Collected data →
•••••

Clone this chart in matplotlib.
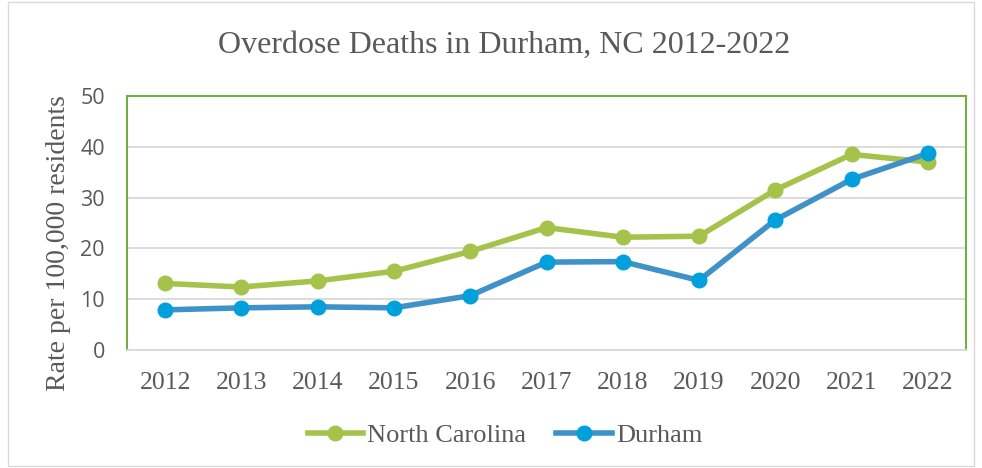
import matplotlib
matplotlib.use("agg")
import matplotlib.pyplot as plt
from matplotlib.patches import Rectangle

# ---------------------------------------------------------------------------
# Data
# ---------------------------------------------------------------------------
years = ["2012", "2013", "2014", "2015", "2016", "2017",
         "2018", "2019", "2020", "2021", "2022"]
north_carolina = [13.1, 12.4, 13.6, 15.5, 19.4, 24.1, 22.2, 22.4, 31.5, 38.5, 37.0]
durham = [7.9, 8.3, 8.5, 8.3, 10.7, 17.3, 17.4, 13.7, 25.6, 33.6, 38.7]
y_ticks = [0, 10, 20, 30, 40, 50]

GREEN = "#A5C34A"
BLUE_LINE = "#3F92C8"
BLUE_MARK = "#00A0DC"
TEXT = "#595959"
SERIF = "Liberation Serif"
SANS = "Open Sans"

W, H = 982, 468
fig = plt.figure(figsize=(W / 100, H / 100), dpi=100)

# outer chart border
fig.patches.append(Rectangle((8 / W, 2 / H), (W - 16) / W, (H - 4) / H,
                             transform=fig.transFigure, fill=False,
                             edgecolor="#D9D9D9", linewidth=1.0))

left, right, top, bottom = 127, 966, 96, 350
ax = fig.add_axes([left / W, 1 - bottom / H, (right - left) / W, (bottom - top) / H])

x = list(range(len(years)))
ax.plot(x, north_carolina, color=GREEN, linewidth=4.0, marker="o",
        markersize=10.5, markerfacecolor=GREEN, markeredgecolor=GREEN,
        label="North Carolina", zorder=3)
ax.plot(x, durham, color=BLUE_LINE, linewidth=4.0, marker="o",
        markersize=10.5, markerfacecolor=BLUE_MARK, markeredgecolor=BLUE_MARK,
        label="Durham", zorder=4)

ax.set_xlim(-0.5, len(years) - 0.5)
ax.set_ylim(0, 50)
ax.set_xticks(x)
ax.set_xticklabels(years, family=SERIF, fontsize=18.5, color=TEXT)
ax.set_yticks(y_ticks)
ax.set_yticklabels([str(v) for v in y_ticks], family=SANS, fontsize=15.5, color=TEXT)
ax.tick_params(axis="both", length=0)
ax.tick_params(axis="x", pad=16)
ax.tick_params(axis="y", pad=16)

ax.grid(axis="y", color="#D9D9D9", linewidth=1.3)
ax.set_axisbelow(True)
for side in ["left", "top", "right"]:
    ax.spines[side].set_color("#77AC41")
    ax.spines[side].set_linewidth(1.5)
ax.spines["bottom"].set_color("#D9D9D9")
ax.spines["bottom"].set_linewidth(1.3)

fig.text(59 / W, 1 - 243 / H, "Rate per 100,000 residents", family=SERIF,
         fontsize=20, color=TEXT, rotation=90, ha="center", va="center")

fig.text(504 / W, 1 - 45 / H, "Overdose Deaths in Durham, NC 2012-2022",
         family=SERIF, fontsize=23, color=TEXT, ha="center", va="center")

leg = fig.legend(loc="center", bbox_to_anchor=(505 / W, 1 - 435 / H), ncol=2,
                 frameon=False, prop={"family": SERIF, "size": 19},
                 handlelength=2.1, handletextpad=0.15, columnspacing=1.15,
                 borderpad=0.0)
for t in leg.get_texts():
    t.set_color(TEXT)

fig.savefig("out.png", dpi=100)
plt.close(fig)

•••••

Exercise directions → Transcribe exactly, with no pictures, the lines running from the first line of the material through the line holding "from matplotlib.patches import Rectangle".

Result for this exercise →
Clone this chart in matplotlib.
import matplotlib
matplotlib.use("agg")
import matplotlib.pyplot as plt
from matplotlib.patches import Rectangle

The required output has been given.